A permanent exhibition by photographer Peter James Quinn, documenting life along the Great South Road at the beginnings of the 21st Century now hangs at the southern entrance to the TelstraClear Pacific Event Centre in Manukau City.
Once the main route south from Auckland, the Great South Road began life in 1843 as a bullock track to the Waikato. In the 1860s, at the instigation of the colony's governor, Sir George Grey, the road was widened, and was to become the main supply route for British and colonial forces attacking the Maori strongholds during the Waikato War. Later, due in large part to the spoils from that controversial war, the road became the conduit to convey livestock from settler farms to the holding pens at Newmarket and, in turn, the freezing works built during the 1880s around Otahuhu, with produce leaving via the port at Onehunga during the golden years of refrigerated meat export to Britain. By the mid-1930s the road was eventually paved, making it fit for cars, and the subsequent waves of migrants who made their way down it over the decades to follow.

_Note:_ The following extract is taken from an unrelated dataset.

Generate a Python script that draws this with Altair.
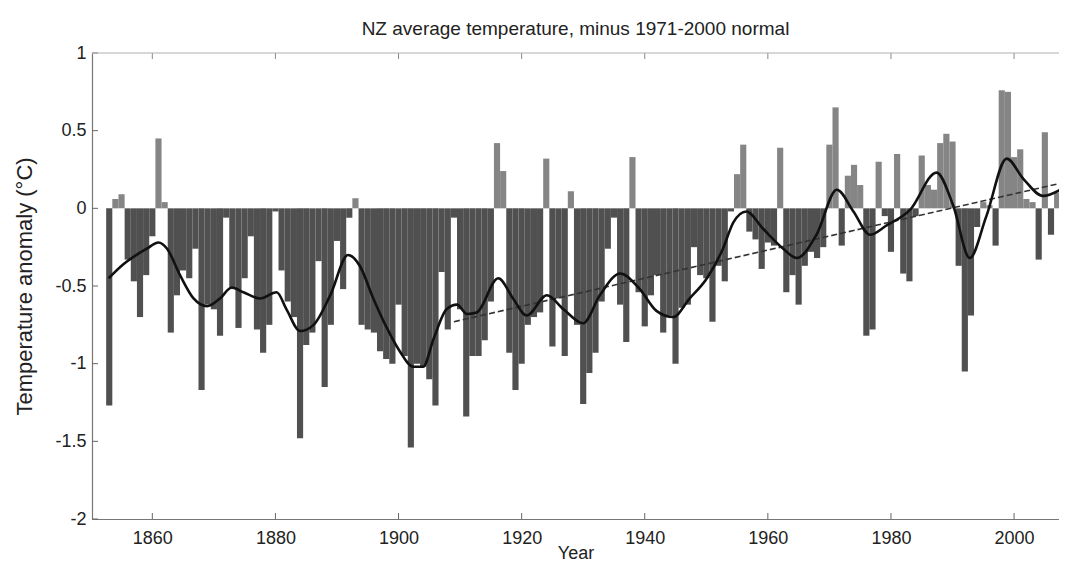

To a large extent, the Great South Road was the catalyst that would fuel the population explosion that became South Auckland. The exhibition was commissioned by the Counties Manukau Pacific Trust, with funding coming from the South Auckland Charitable Trust.
At the 18 June opening, at 430pm Peter Quinn will speak and give a slide presentation regarding his 15 years of experience with NZ Geographic, as well as the evolution of the Great South Road Project. Fellow NZ Geographic contributor, Vaughan Yarwood, will also speak about the history of the Great South Road.